Changes to Israel’s census bureau means that citizens will only be classified as Jews or Arabs, with all non-Jews who are not Arab being counted under a new “extended Jewish population” rubric.
The change will see the Central Bureau of Statistics (CBS) eliminate the separate category of “others” in official publications on demographics, after a request from a Yesh Atid minister who worried the word could put off those included in it.
The “extended Jewish” category will include any citizen who is not Arab and not Jewish according to Jewish religious law. The CBS said it would also classify groups that are neither culturally Jewish nor Arab in the “extended” category.

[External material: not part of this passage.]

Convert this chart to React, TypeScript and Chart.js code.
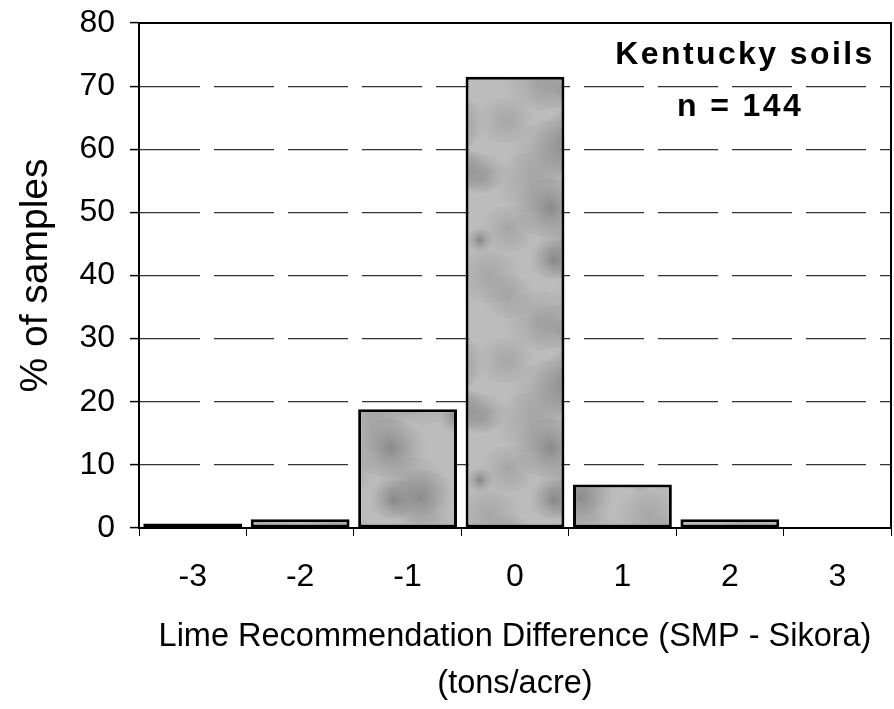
import React, { useEffect, useRef } from "react";
import { Chart, registerables } from "chart.js";

Chart.register(...registerables);

const categories = ["-3", "-2", "-1", "0", "1", "2", "3"];
const percentSamples = [0.7, 1.4, 18.8, 71.5, 6.9, 1.4, 0];
const yMin = 0;
const yMax = 80;
const yStep = 10;
const yAxisTitle = "% of samples";
const xAxisTitle = ["Lime Recommendation Difference (SMP - Sikora)", "(tons/acre)"];
const annotationLines = ["Kentucky soils", "n = 144"];

const FONT = "'Liberation Sans', Arial, Helvetica, sans-serif";

function makeMottledPattern(ctx: CanvasRenderingContext2D): CanvasPattern | string {
  const c = document.createElement("canvas");
  c.width = 160;
  c.height = 240;
  const g = c.getContext("2d");
  if (!g) return "#adadad";
  g.fillStyle = "#bcbcbc";
  g.fillRect(0, 0, c.width, c.height);
  // deterministic soft blotches for a stone-like texture
  for (let i = 0; i < 26; i++) {
    const h1 = Math.abs(Math.sin(i * 12.9898) * 43758.5453) % 1;
    const h2 = Math.abs(Math.sin(i * 78.233) * 12345.6789) % 1;
    const h3 = Math.abs(Math.sin(i * 37.719) * 9876.54321) % 1;
    const x = h1 * c.width;
    const y = h2 * c.height;
    const r = 14 + h3 * 26;
    for (const dx of [-c.width, 0, c.width]) {
      for (const dy of [-c.height, 0, c.height]) {
        const grad = g.createRadialGradient(x + dx, y + dy, 0, x + dx, y + dy, r);
        const dark = i % 3 === 0;
        grad.addColorStop(0, dark ? "rgba(115,115,115,0.7)" : "rgba(145,145,145,0.5)");
        grad.addColorStop(1, "rgba(145,145,145,0)");
        g.fillStyle = grad;
        g.beginPath();
        g.ellipse(x + dx, y + dy, r, r * 0.8, 0, 0, Math.PI * 2);
        g.fill();
      }
    }
  }
  const p = ctx.createPattern(c, "repeat");
  return p || "#adadad";
}

export default function App() {
  const ref = useRef<HTMLCanvasElement | null>(null);

  useEffect(() => {
    if (!ref.current) return;
    const ctx0 = ref.current.getContext("2d") as CanvasRenderingContext2D;
    const barFill = makeMottledPattern(ctx0);

    const frame = {
      id: "frame",
      afterDatasetsDraw(chart: any) {
        const { ctx, chartArea: a } = chart;
        ctx.save();
        ctx.strokeStyle = "#000";
        ctx.lineWidth = 2;
        ctx.strokeRect(a.left, a.top, a.right - a.left, a.bottom - a.top);
        ctx.restore();
      },
    };

    const note = {
      id: "note",
      afterDraw(chart: any) {
        const { ctx, chartArea: a } = chart;
        ctx.save();
        ctx.fillStyle = "#000";
        ctx.font = `bold 32px ${FONT}`;
        (ctx as any).letterSpacing = "2.4px";
        ctx.textAlign = "center";
        ctx.textBaseline = "alphabetic";
        ctx.fillText(annotationLines[0], a.right - 146, a.top + 41);
        ctx.fillText(annotationLines[1], a.right - 151, a.top + 93);
        ctx.restore();
      },
    };

    const chart = new Chart(ref.current, {
      type: "bar",
      data: {
        labels: categories,
        datasets: [
          {
            data: percentSamples,
            backgroundColor: barFill,
            borderColor: "#000",
            borderWidth: 3,
            borderSkipped: false,
            barPercentage: 0.92,
            categoryPercentage: 1,
          },
        ],
      },
      options: {
        responsive: false,
        animation: false,
        layout: { padding: { top: 23, right: 3, left: 0, bottom: 0 } },
        plugins: {
          legend: { display: false },
          tooltip: { enabled: false },
        },
        scales: {
          x: {
            offset: true,
            grid: {
              offset: true,
              drawOnChartArea: false,
              drawTicks: true,
              tickLength: 8,
              tickColor: "#000",
              tickWidth: 1,
            },
            border: { display: true, color: "#000", width: 2 },
            ticks: {
              color: "#000",
              font: { family: FONT, size: 32 },
              padding: 22,
              maxRotation: 0,
            },
            title: {
              display: true,
              text: xAxisTitle,
              color: "#000",
              font: { family: FONT, size: 32.5, lineHeight: 1.44 },
              padding: { top: 0, bottom: 2 },
            },
            afterFit(scale: any) {
              scale.height = 709 - 528;
              scale.paddingLeft = 0;
              scale.paddingRight = 0;
            },
          },
          y: {
            min: yMin,
            max: yMax,
            ticks: {
              stepSize: yStep,
              color: "#000",
              font: { family: FONT, size: 32 },
              padding: 15,
            },
            grid: {
              color: "#333",
              lineWidth: 1.2,
              drawTicks: true,
              tickLength: 9,
              tickColor: "#000",
              tickWidth: 1.5,
              tickBorderDash: [],
            },
            border: { display: true, color: "#000", width: 2, dash: [60, 14] },
            title: {
              display: true,
              text: yAxisTitle,
              color: "#000",
              font: { family: FONT, size: 39, lineHeight: 1.2 },
              padding: { top: 13, bottom: 0 },
            },
            afterFit(scale: any) {
              scale.width = 139;
              scale.paddingTop = 0;
              scale.paddingBottom = 0;
            },
          },
        },
      },
      plugins: [frame, note],
    } as any);

    return () => chart.destroy();
  }, []);

  return (
    <div style={{ position: "fixed", left: 0, top: 0, width: 894, height: 709, background: "#fff" }}>
      <canvas ref={ref} width={894} height={709} style={{ display: "block" }} />
    </div>
  );
}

This means non-Arab Muslims from Israel’s Circassian community will be listed as “extended Jewish,” as will those of other religious denominations who gain citizenship by marrying Israelis, or immigrate under the law of return, which extends citizenship to anyone with a single Jewish grandparent.
Those previously under the “other” designation comprise up to 4.6 percent of the Israeli population.
The new designation is mostly cosmetic and does not affect classifications at the Interior Ministry, which remain unchanged.
The change was made as a result of an appeal by Intelligence Minister Elazar Stern to the chief statistician and director-general of the CBS, Professor Danny Pepperman.
Stern asked for the change after noticing a CBS report in the lead-up to the Jewish New Year in September that listed populations as Jewish, Arab or “other.”
He claimed that Israel had the goal of converting non-Jews who immigrate, and argued that placing them in an “other” category could push them away. A spokesperson was unable to elaborate.
In December, the CBS Advisory Committee was convened and accepted Stern’s proposal to stop labeling members of the group as “others.”
At the end of 2020, 415,147 Israelis were categorized under “other.”
For 91.4% of them, no religion was registered in the population registry. The remaining 8.6% were registered as Christian.
According to the data in the population registry, 60.4% of the group are entitled to citizenship under the Law of Return; most of the rest immigrated to Israel as part of a family reunification.